Starting at the first line of the data, print each line verbatim up to and including the line bearing "9, 5, 2.5, 1, 0.3, 0]", omitting pictures.

**DATA LINES:**
* * * * * * * * *

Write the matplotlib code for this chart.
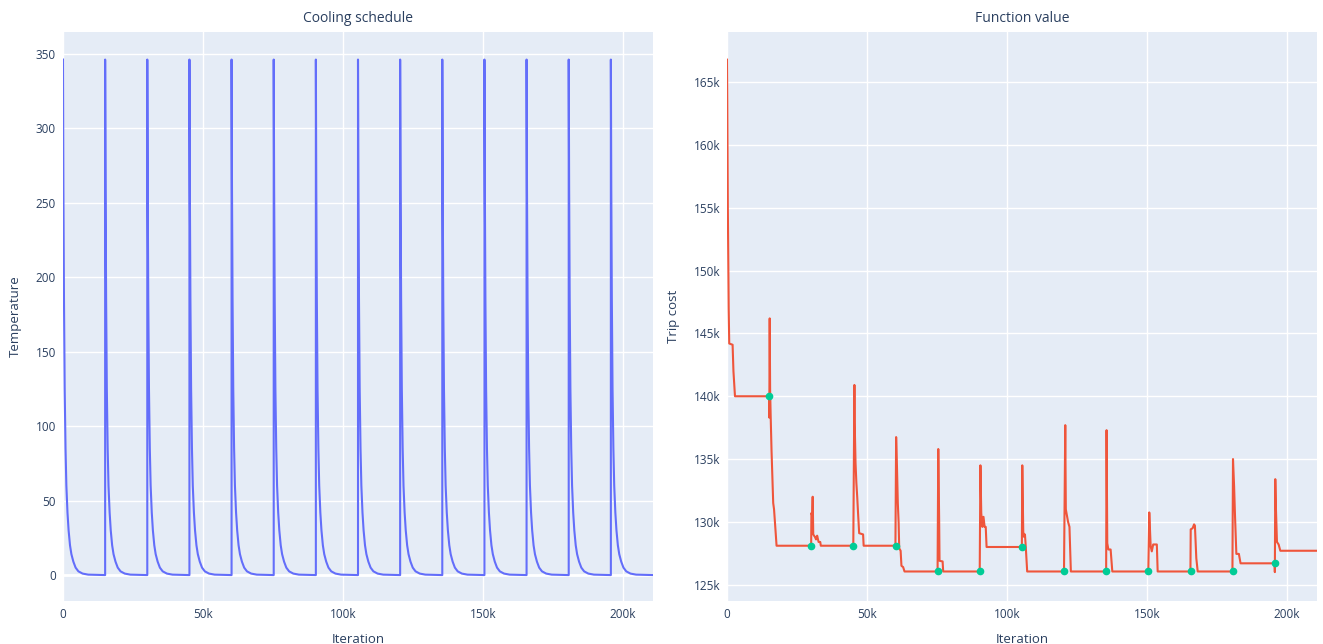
import matplotlib
matplotlib.use("Agg")
import matplotlib.pyplot as plt
from matplotlib.ticker import FuncFormatter, MultipleLocator
import numpy as np

# ---------------- data ----------------
# iterations at which the temperature is reset (start of each cooling cycle)
restart_iters = [0, 15050, 30100, 45150, 60200, 75250, 90300, 105350,
                 120400, 135450, 150500, 165550, 180600, 195650]
total_iters = 210700

# temperature decay within one cycle (offset from restart, temperature)
temp_offsets = [0, 150, 350, 600, 900, 1200, 1600, 2000, 2500, 3000,
                3700, 4500, 5500, 7000, 9000, 15049]
temp_values = [346, 260, 185, 125, 85, 60, 42, 30, 20, 14,
               9, 5, 2.5, 1, 0.3, 0]

# function value (trip cost) trace: iteration (k) and cost (k)
cost_iter_k = [
    0, 0.1, 0.3, 0.6, 0.8, 2.0, 2.3, 2.85,
    15.0, 15.1, 15.25, 15.4, 15.6, 15.9, 16.5, 16.8, 17.3, 17.7,
    30.05, 30.15, 30.4, 30.6, 30.8, 31.4, 31.8, 32.2, 32.5, 32.7, 33.3, 33.5,
    45.1, 45.5, 45.6, 45.9, 46.2, 46.5, 46.8, 47.2, 48.6, 48.8,
    60.15, 60.4, 60.7, 61.0, 61.3, 61.5, 62.0, 62.3, 62.9, 63.4,
    75.2, 75.45, 75.6, 75.75, 75.9, 77.0, 77.2,
    90.25, 90.5, 90.8, 91.2, 91.6, 92.0, 92.4, 92.7,
    105.3, 105.45, 105.8, 106.1, 106.4, 106.7, 107.2,
    120.35, 120.8, 121.0, 121.8, 122.3, 122.8,
    135.4, 135.55, 135.8, 136.2, 137.0, 137.6,
    150.45, 150.8, 151.3, 151.7, 152.2, 153.5, 153.8,
    165.5, 165.6, 166.3, 166.8, 167.1, 167.6, 168.1,
    180.5, 180.7, 181.1, 181.4, 181.9, 182.8, 183.4,
    195.55, 195.65, 195.8, 196.0, 196.4, 197.0, 197.6, 210.7,
]
cost_val_k = [
    166.8, 163.5, 155.0, 147.0, 144.2, 144.1, 142.0, 140.0,
    140.0, 138.3, 146.2, 140.5, 138.4, 135.7, 131.5, 131.0, 129.4, 128.1,
    128.1, 130.7, 130.5, 132.0, 129.0, 128.8, 128.6, 128.9, 128.6, 128.4, 128.4, 128.1,
    128.1, 140.9, 137.9, 134.7, 133.1, 132.0, 130.7, 129.1, 129.0, 128.1,
    128.1, 136.75, 134.4, 131.5, 129.9, 127.9, 127.7, 126.5, 126.4, 126.05,
    126.05, 135.8, 133.1, 130.4, 126.9, 126.85, 126.05,
    126.05, 134.5, 130.7, 129.6, 130.4, 129.6, 129.6, 128.0,
    128.0, 134.5, 129.2, 128.8, 129.0, 128.0, 126.05,
    126.05, 137.7, 131.0, 130.0, 129.6, 126.05,
    126.05, 137.3, 128.3, 127.8, 127.8, 126.05,
    126.05, 130.75, 128.05, 127.65, 128.2, 128.2, 126.05,
    126.05, 129.4, 129.5, 129.8, 129.7, 127.1, 126.05,
    126.05, 135.0, 132.8, 130.6, 127.45, 127.45, 126.7,
    126.7, 126.0, 133.4, 131.3, 128.4, 128.2, 127.7, 127.7,
]

# best value at each restart (green markers)
best_iter_k = [15.05, 30.1, 45.15, 60.2, 75.25, 90.3, 105.35,
               120.4, 135.45, 150.5, 165.55, 180.6, 195.65]
best_val_k = [140.0, 128.1, 128.1, 128.1, 126.05, 126.05, 128.0,
              126.05, 126.05, 126.05, 126.05, 126.05, 126.7]

titles = ["Cooling schedule", "Function value"]
x_label = "Iteration"
y_labels = ["Temperature", "Trip cost"]

# ---------------- build series ----------------
tx, ty = [], []
for i, start in enumerate(restart_iters):
    end = restart_iters[i + 1] if i + 1 < len(restart_iters) else total_iters
    for off, val in zip(temp_offsets, temp_values):
        if start + off <= end:
            tx.append(start + off)
            ty.append(val)
    if tx[-1] < end:
        tx.append(end)
        ty.append(0)

cx = np.array(cost_iter_k) * 1000
cy = np.array(cost_val_k) * 1000
bx = np.array(best_iter_k) * 1000
by = np.array(best_val_k) * 1000

# ---------------- style ----------------
plt.rcParams['font.family'] = ['Open Sans', 'DejaVu Sans']
text_color = '#2a3f5f'
bg = '#E5ECF6'

W, H = 1323, 644
fig = plt.figure(figsize=(W / 100, H / 100), dpi=100)
fig.patch.set_facecolor('white')

top, bottom = 32, 601
ax1 = fig.add_axes([63 / W, 1 - bottom / H, 590 / W, (bottom - top) / H])
ax2 = fig.add_axes([727 / W, 1 - bottom / H, 590 / W, (bottom - top) / H])


def kfmt(v, pos):
    if abs(v) < 1e-9:
        return '0'
    return f'{int(round(v / 1000))}k'


for ax in (ax1, ax2):
    ax.set_facecolor(bg)
    for s in ax.spines.values():
        s.set_visible(False)
    ax.grid(True, color='white', linewidth=1)
    ax.set_axisbelow(True)
    ax.tick_params(length=0, labelsize=8.5, colors=text_color, pad=5)
    ax.xaxis.set_major_locator(MultipleLocator(50000))
    ax.xaxis.set_major_formatter(FuncFormatter(kfmt))
    ax.set_xlim(0, total_iters)
    ax.set_xlabel(x_label, fontsize=9.5, color=text_color, labelpad=9)

ax1.plot(tx, ty, color='#636efa', linewidth=1.5, zorder=3)
ax1.set_ylim(-17.4, 364.5)
ax1.yaxis.set_major_locator(MultipleLocator(50))
ax1.axhline(0, color='white', linewidth=2, zorder=1)
ax1.set_ylabel(y_labels[0], fontsize=9.5, color=text_color, labelpad=10)
ax1.set_title(titles[0], fontsize=10, color=text_color, pad=7)

ax2.plot(cx, cy, color='#EF553B', linewidth=1.5, zorder=3)
ax2.plot(bx, by, linestyle='none', marker='o', markersize=4.5,
         color='#00cc96', zorder=4)
ax2.set_ylim(123700, 169000)
ax2.yaxis.set_major_locator(MultipleLocator(5000))
ax2.yaxis.set_major_formatter(FuncFormatter(kfmt))
ax2.set_ylabel(y_labels[1], fontsize=9.5, color=text_color, labelpad=10)
ax2.set_title(titles[1], fontsize=10, color=text_color, pad=7)

fig.savefig('out.png', dpi=100, facecolor='white')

* * * * * * * * *

**COMPLETE ANSWER:**
Write the matplotlib code for this chart.
import matplotlib
matplotlib.use("Agg")
import matplotlib.pyplot as plt
from matplotlib.ticker import FuncFormatter, MultipleLocator
import numpy as np

# ---------------- data ----------------
# iterations at which the temperature is reset (start of each cooling cycle)
restart_iters = [0, 15050, 30100, 45150, 60200, 75250, 90300, 105350,
                 120400, 135450, 150500, 165550, 180600, 195650]
total_iters = 210700

# temperature decay within one cycle (offset from restart, temperature)
temp_offsets = [0, 150, 350, 600, 900, 1200, 1600, 2000, 2500, 3000,
                3700, 4500, 5500, 7000, 9000, 15049]
temp_values = [346, 260, 185, 125, 85, 60, 42, 30, 20, 14,
               9, 5, 2.5, 1, 0.3, 0]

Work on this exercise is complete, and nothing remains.